WHAT NEEDS TO BE DONE ▸
Print nothing but the lines from the start of the listing below through the line that contains "67.55, 56.38, 47.28];". Do not include the pictures.

AVAILABLE DATA ▸
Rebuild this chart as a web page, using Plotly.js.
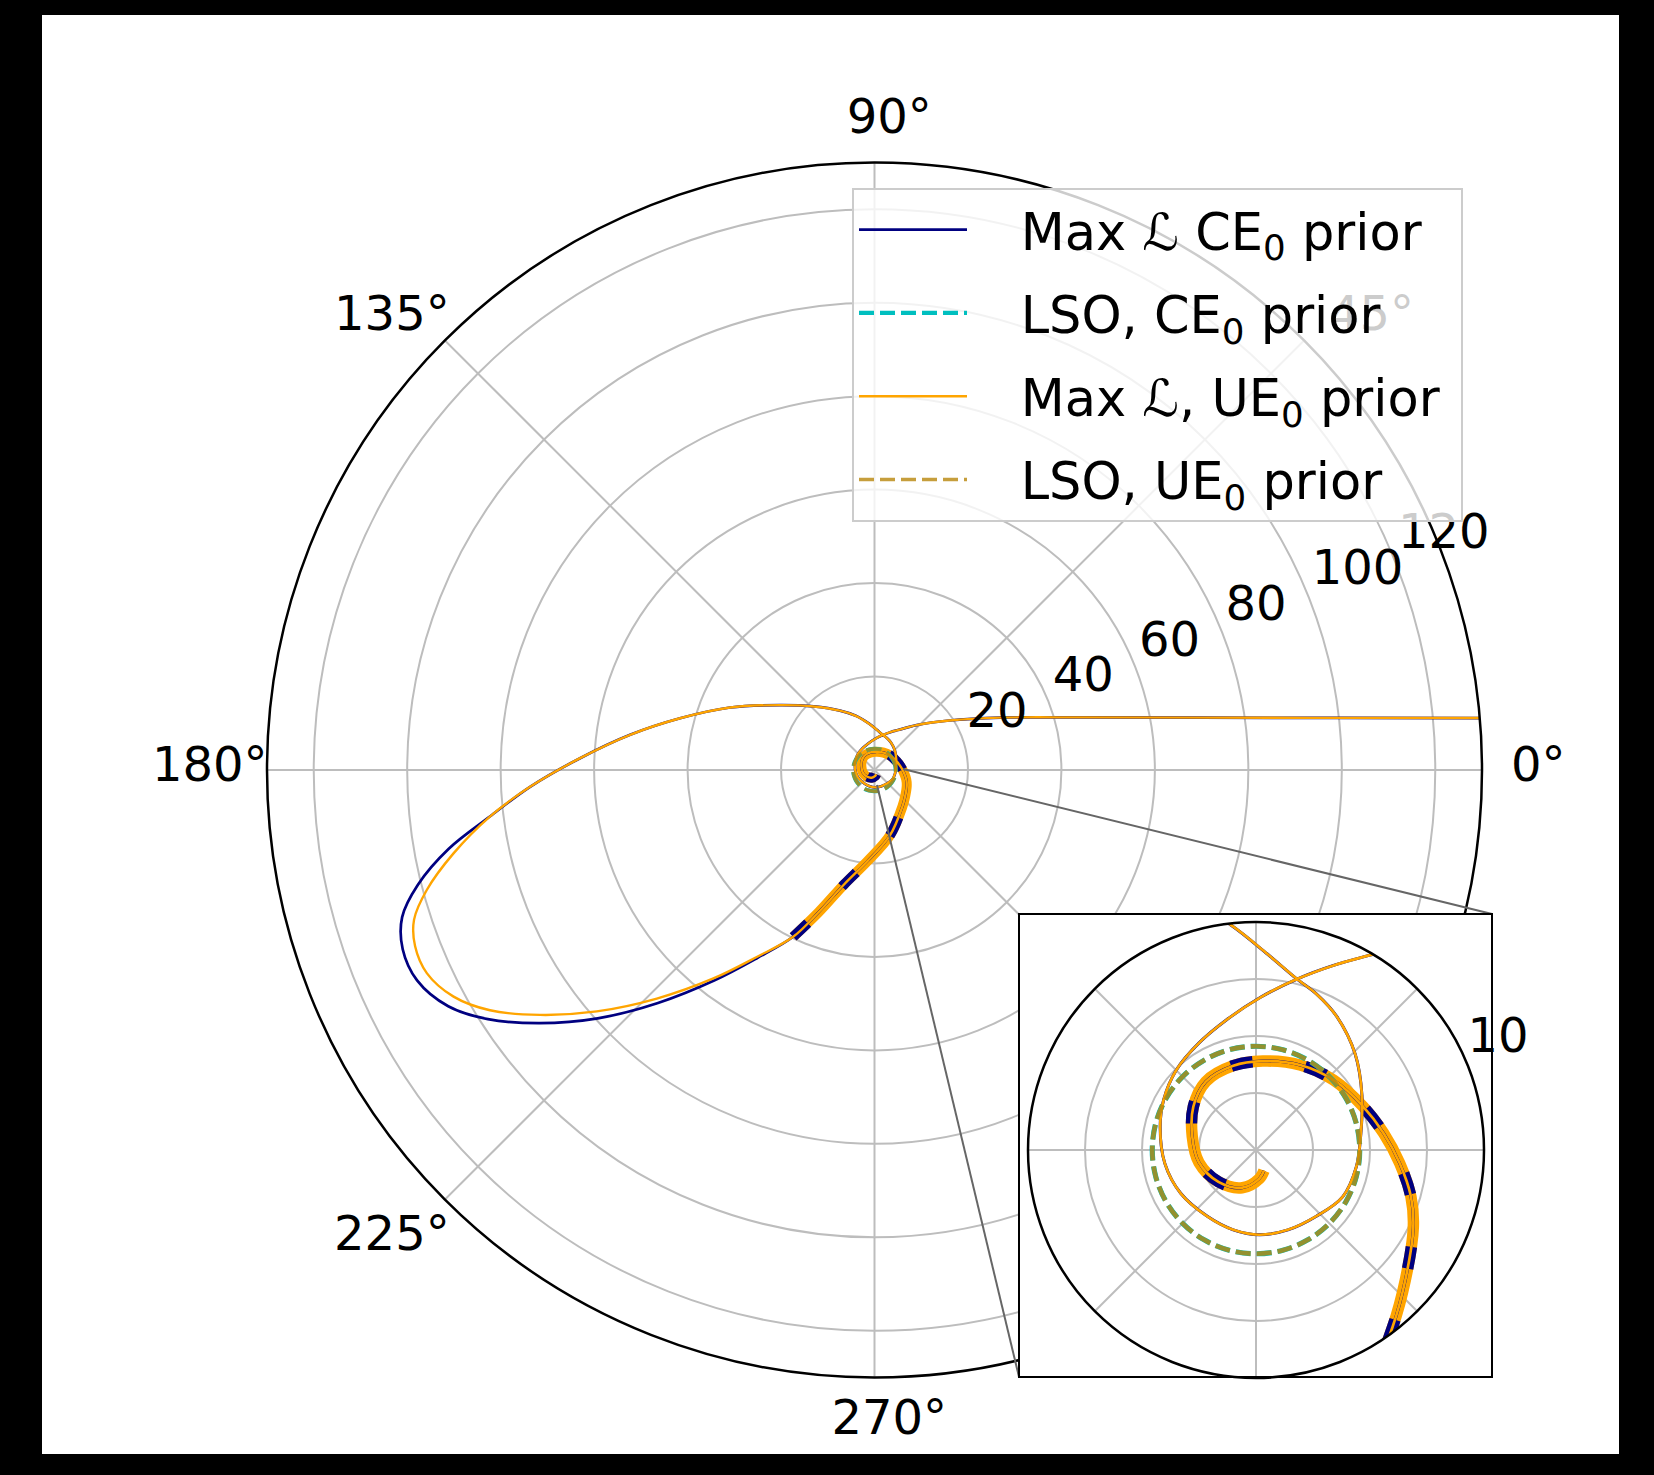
<!DOCTYPE html>
<html>
<head>
<meta charset="utf-8">
<script src="https://cdn.plot.ly/plotly-3.0.1.min.js"></script>
<style>
html,body{margin:0;padding:0;background:#000;}
#chart{width:1654px;height:1475px;}
</style>
</head>
<body>
<div id="chart"></div>
<script>
// ---------------- data (theta in degrees, r in chart units) ----------------
// incoming leg, zoom-whirl around the centre and start of the big excursion (shared by both fits)
const approachTheta = [4.83, 6.36, 9.09, 14.04, 22.53, 33.52, 46.85, 59.67, 67.23, 76.5, 88.29, 102.85, 118.0, 135.0, 151.5, 166.6, 188.5, 209.9, 233.4, 254.1, 272.3, 291.8, 312.4, 331.6, 350.3, 8.65, 27.3, 44.0, 58.75, 68.85, 76.5, 86.67, 96.63, 109.0, 120.2, 133.7, 145.5, 156.6, 165.1, 171.8, 177.7, 182.8];
const approachR = [132.0, 100.62, 70.89, 46.38, 29.23, 19.19, 13.16, 9.90, 8.78, 7.71, 6.70, 5.85, 5.32, 4.95, 4.61, 4.32, 4.04, 3.81, 3.61, 3.64, 3.72, 3.77, 3.93, 4.32, 4.46, 4.65, 5.23, 6.05, 6.84, 7.34, 7.71, 8.61, 9.97, 12.27, 14.70, 18.81, 24.52, 33.68, 43.06, 52.84, 63.05, 73.79];

// lower-left part of the big loop, UE0 prior fit
const loopUETheta = [186.9, 191.2, 195.0, 198.0, 201.0, 204.4, 208.3, 212.0, 216.2, 221.0, 226.4, 232.3, 237.8];
const loopUER = [82.91, 91.84, 99.19, 103.6, 105.3, 105.2, 102.3, 97.03, 88.73, 78.75, 67.55, 56.38, 47.28];

// lower-left part of the big loop, CE0 prior fit
const loopCETheta = [186.9, 190.5, 194.1, 197.3, 200.8, 204.7, 209.0, 212.8, 217.1, 221.9, 227.1, 232.7, 238.05];
const loopCER = [82.91, 92.71, 100.74, 105.87, 108.0, 107.74, 104.29, 98.43, 89.82, 79.58, 68.06, 56.64, 47.40];

// final plunge (drawn thick)
const plungeTheta = [244.0, 248.5, 255.1, 265.6, 283.3, 307.7, 319.0, 333.8, 343.2, 354.7, 7.4, 22.0, 42.1, 62.6, 85.6, 105.1, 126.3, 145.4, 167.9, 192.4, 220.3, 250.0, 276.8, 291.3];
const plungeR = [39.71, 32.78, 25.35, 19.56, 14.38, 9.80, 8.68, 7.69, 7.10, 6.33, 5.65, 5.07, 4.58, 4.20, 3.91, 3.83, 3.72, 3.34, 2.86, 2.56, 2.16, 1.76, 1.26, 0.97];

// last stable orbits
const lsoTheta = [0, 15, 30, 45, 60, 75, 90, 105, 120, 135, 150, 165, 180, 195, 210, 225, 240, 255, 270, 285, 300, 315, 330, 345, 360];
const lsoCER = [4.55, 4.55, 4.55, 4.55, 4.55, 4.55, 4.55, 4.55, 4.55, 4.55, 4.55, 4.55, 4.55, 4.55, 4.55, 4.55, 4.55, 4.55, 4.55, 4.55, 4.55, 4.55, 4.55, 4.55, 4.55];
const lsoUER = [4.55, 4.55, 4.55, 4.55, 4.55, 4.55, 4.55, 4.55, 4.55, 4.55, 4.55, 4.55, 4.55, 4.55, 4.55, 4.55, 4.55, 4.55, 4.55, 4.55, 4.55, 4.55, 4.55, 4.55, 4.55];

// axes
const angTicks = [0, 45, 90, 135, 180, 225, 270, 315];
const angLabels = ['0°', '45°', '90°', '135°', '180°', '225°', '270°', ''];
const radTicks = [20, 40, 60, 80, 100, 120];
const radLabels = ['20', '40', '60', '80', '100', '120'];
const insetRadTicks = [2.5, 5, 7.5, 10];
const insetRadLabels = ['', '', '', '10'];

const seriesNames = ['Max ℒ CE<sub>0</sub> prior', 'LSO, CE<sub>0</sub> prior', 'Max ℒ, UE<sub>0</sub> prior', 'LSO, UE<sub>0</sub> prior'];

// ---------------- build traces ----------------
const ceTheta = approachTheta.concat(loopCETheta, plungeTheta);
const ceR = approachR.concat(loopCER, plungeR);
const ueTheta = approachTheta.concat(loopUETheta, plungeTheta);
const ueR = approachR.concat(loopUER, plungeR);

const NAVY = '#000080', CYAN = '#00bfbf', ORANGE = '#ffa500', GOLD = '#b8860b';
const FONT = 'DejaVu Sans, Verdana, sans-serif';
const PAD = '\u00a0\u00a0\u00a0';
const TAIL = '\u00a0';
// labels are right-aligned by Plotly; pad the short ones so all read left-aligned like the original
const radTickText = radLabels.map(t => t.length < 3 ? t + '\u00a0\u00a0' : t);

function makeSet(sub, main) {
  const thin = main ? 2.4 : 2.7;
  const thick = main ? 10 : 11.5;
  const lsoW = main ? 3.6 : 4.6;
  const dashT = main ? '20px,50px' : '22px,53px';
  const common = {type: 'scatterpolar', mode: 'lines', subplot: sub, hoverinfo: 'skip'};
  return [
    Object.assign({}, common, {r: plungeR, theta: plungeTheta, showlegend: false,
      line: {color: ORANGE, width: thick, shape: 'spline'}}),
    Object.assign({}, common, {r: plungeR, theta: plungeTheta, showlegend: false,
      line: {color: NAVY, width: thick, dash: dashT, shape: 'spline'}}),
    Object.assign({}, common, {r: ceR, theta: ceTheta, name: PAD + seriesNames[0] + TAIL, showlegend: main, legendgroup: 'a',
      line: {color: NAVY, width: thin + 0.3, shape: 'spline'}}),
    Object.assign({}, common, {r: lsoCER, theta: lsoTheta, name: PAD + seriesNames[1] + TAIL, showlegend: main, legendgroup: 'b',
      line: {color: CYAN, width: lsoW + 0.6, dash: '15px,6px', shape: 'spline'}}),
    Object.assign({}, common, {r: ueR, theta: ueTheta, name: PAD + seriesNames[2] + TAIL, showlegend: main, legendgroup: 'c',
      line: {color: ORANGE, width: thin, shape: 'spline'}}),
    Object.assign({}, common, {r: lsoUER, theta: lsoTheta, name: PAD + seriesNames[3] + TAIL, showlegend: main, legendgroup: 'd',
      opacity: 0.8, line: {color: GOLD, width: lsoW, dash: '15px,6px', shape: 'spline'}})
  ];
}

const coverTrace = {type: 'scatterpolar', mode: 'markers', subplot: 'polar2', r: [0], theta: [0],
  showlegend: false, hoverinfo: 'skip', cliponaxis: false,
  marker: {symbol: 'square', size: 474, color: '#ffffff', line: {width: 0}}};

// anchor traces so the label-only overlay subplots get drawn
function anchor(sub) {
  return {type: 'scatterpolar', mode: 'markers', subplot: sub, r: [0], theta: [0],
    showlegend: false, hoverinfo: 'skip', marker: {size: 1, opacity: 0}};
}

const data = makeSet('polar', true).concat([coverTrace], makeSet('polar3', false),
  [anchor('polar4'), anchor('polar5'), anchor('polar6')]);

const W = 1654, H = 1475;
const px = v => v / W;
const py = v => 1 - v / H;

const GRID = '#bdbdbd';
const TICKFONT = {size: 48, family: FONT, color: '#000'};

// main plot: centre (874.5, 770) px, 4.673 px per unit; inset: centre (1256, 1150) px, 22.8 px per unit
const layout = {
  width: W, height: H,
  margin: {l: 0, r: 0, t: 0, b: 0},
  paper_bgcolor: '#000000',
  font: {family: FONT, color: '#000', size: 48},
  showlegend: true,
  hovermode: false,
  polar: {
    domain: {x: [px(267), px(1482)], y: [py(1377.5), py(162.5)]},
    bgcolor: '#ffffff',
    radialaxis: {range: [0, 130], tickmode: 'array', tickvals: radTicks, angle: 22.5,
      showticklabels: false, showline: false, ticks: '', gridcolor: GRID, gridwidth: 2},
    angularaxis: {tickmode: 'array', tickvals: angTicks, direction: 'counterclockwise', rotation: 0,
      showticklabels: false, showline: true, linecolor: '#000', linewidth: 2.5, ticks: '', gridcolor: GRID, gridwidth: 2}
  },
  polar2: {
    domain: {x: [px(1028), px(1484)], y: [py(1378), py(922)]},
    bgcolor: 'rgba(0,0,0,0)',
    radialaxis: {visible: false, range: [0, 1]},
    angularaxis: {visible: false}
  },
  polar3: {
    domain: {x: [px(1028), px(1484)], y: [py(1378), py(922)]},
    bgcolor: '#ffffff',
    radialaxis: {range: [0, 10], tickmode: 'array', tickvals: insetRadTicks, angle: 22.5,
      showticklabels: false, showline: false, ticks: '', gridcolor: GRID, gridwidth: 2},
    angularaxis: {tickmode: 'array', tickvals: angTicks, showticklabels: false, direction: 'counterclockwise', rotation: 0,
      showline: true, linecolor: '#000', linewidth: 2.5, ticks: '', gridcolor: GRID, gridwidth: 2}
  },
  // radial tick labels of the main plot: same scale (4.673 px per unit), set beside the rings as in the original
  polar4: {
    domain: {x: [px(421.7), px(1547.7)], y: [py(1333.3), py(207.3)]},
    bgcolor: 'rgba(0,0,0,0)',
    radialaxis: {range: [0, 120.5], tickmode: 'array', tickvals: radTicks, ticktext: radTickText, angle: 22.5, tickangle: 22.5,
      side: 'counterclockwise', showgrid: false, showline: false, ticks: '', tickfont: TICKFONT},
    angularaxis: {visible: false}
  },
  // radial tick label of the inset
  polar5: {
    domain: {x: [px(955), px(1557)], y: [py(1451), py(849)]},
    bgcolor: 'rgba(0,0,0,0)',
    radialaxis: {range: [-3.0, 10.2], tickmode: 'array', tickvals: insetRadTicks, ticktext: insetRadLabels, angle: 17.5,
      tickangle: 17.5, side: 'counterclockwise', showgrid: false, showline: false, ticks: '', tickfont: TICKFONT},
    angularaxis: {visible: false}
  },
  // angle labels of the main plot, centred as in the original
  polar6: {
    domain: {x: [px(268.1), px(1510.5)], y: [py(1385.6), py(143.2)]},
    bgcolor: 'rgba(0,0,0,0)',
    radialaxis: {visible: false, range: [0, 1]},
    angularaxis: {tickmode: 'array', tickvals: angTicks, ticktext: angLabels, direction: 'counterclockwise', rotation: 0,
      showline: false, showgrid: false, ticks: '', tickfont: TICKFONT}
  },
  legend: {
    x: px(852), y: py(188), xanchor: 'left', yanchor: 'top',
    bgcolor: 'rgba(255,255,255,0.8)', bordercolor: '#cccccc', borderwidth: 2,
    font: {family: FONT, size: 51, color: '#000'},
    traceorder: 'grouped', tracegroupgap: 14, itemwidth: 108
  },
  shapes: [
    {type: 'rect', xref: 'paper', yref: 'paper', x0: px(42), x1: px(1619), y0: py(1454), y1: py(15),
      fillcolor: '#ffffff', line: {width: 0}, layer: 'below'},
    {type: 'line', xref: 'paper', yref: 'paper', x0: px(903), y0: py(769), x1: px(1492), y1: py(914),
      line: {color: '#666666', width: 2}, layer: 'above'},
    {type: 'line', xref: 'paper', yref: 'paper', x0: px(877), y0: py(785), x1: px(1019), y1: py(1377),
      line: {color: '#666666', width: 2}, layer: 'above'},
    {type: 'rect', xref: 'paper', yref: 'paper', x0: px(1019), x1: px(1492), y0: py(1377), y1: py(914),
      line: {color: '#000000', width: 2}, fillcolor: 'rgba(0,0,0,0)', layer: 'above'}
  ]
};

Plotly.newPlot('chart', data, layout, {displayModeBar: false, staticPlot: true});
</script>
</body>
</html>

REPLY TO THE TASK ▸
Rebuild this chart as a web page, using Plotly.js.
<!DOCTYPE html>
<html>
<head>
<meta charset="utf-8">
<script src="https://cdn.plot.ly/plotly-3.0.1.min.js"></script>
<style>
html,body{margin:0;padding:0;background:#000;}
#chart{width:1654px;height:1475px;}
</style>
</head>
<body>
<div id="chart"></div>
<script>
// ---------------- data (theta in degrees, r in chart units) ----------------
// incoming leg, zoom-whirl around the centre and start of the big excursion (shared by both fits)
const approachTheta = [4.83, 6.36, 9.09, 14.04, 22.53, 33.52, 46.85, 59.67, 67.23, 76.5, 88.29, 102.85, 118.0, 135.0, 151.5, 166.6, 188.5, 209.9, 233.4, 254.1, 272.3, 291.8, 312.4, 331.6, 350.3, 8.65, 27.3, 44.0, 58.75, 68.85, 76.5, 86.67, 96.63, 109.0, 120.2, 133.7, 145.5, 156.6, 165.1, 171.8, 177.7, 182.8];
const approachR = [132.0, 100.62, 70.89, 46.38, 29.23, 19.19, 13.16, 9.90, 8.78, 7.71, 6.70, 5.85, 5.32, 4.95, 4.61, 4.32, 4.04, 3.81, 3.61, 3.64, 3.72, 3.77, 3.93, 4.32, 4.46, 4.65, 5.23, 6.05, 6.84, 7.34, 7.71, 8.61, 9.97, 12.27, 14.70, 18.81, 24.52, 33.68, 43.06, 52.84, 63.05, 73.79];

// lower-left part of the big loop, UE0 prior fit
const loopUETheta = [186.9, 191.2, 195.0, 198.0, 201.0, 204.4, 208.3, 212.0, 216.2, 221.0, 226.4, 232.3, 237.8];
const loopUER = [82.91, 91.84, 99.19, 103.6, 105.3, 105.2, 102.3, 97.03, 88.73, 78.75, 67.55, 56.38, 47.28];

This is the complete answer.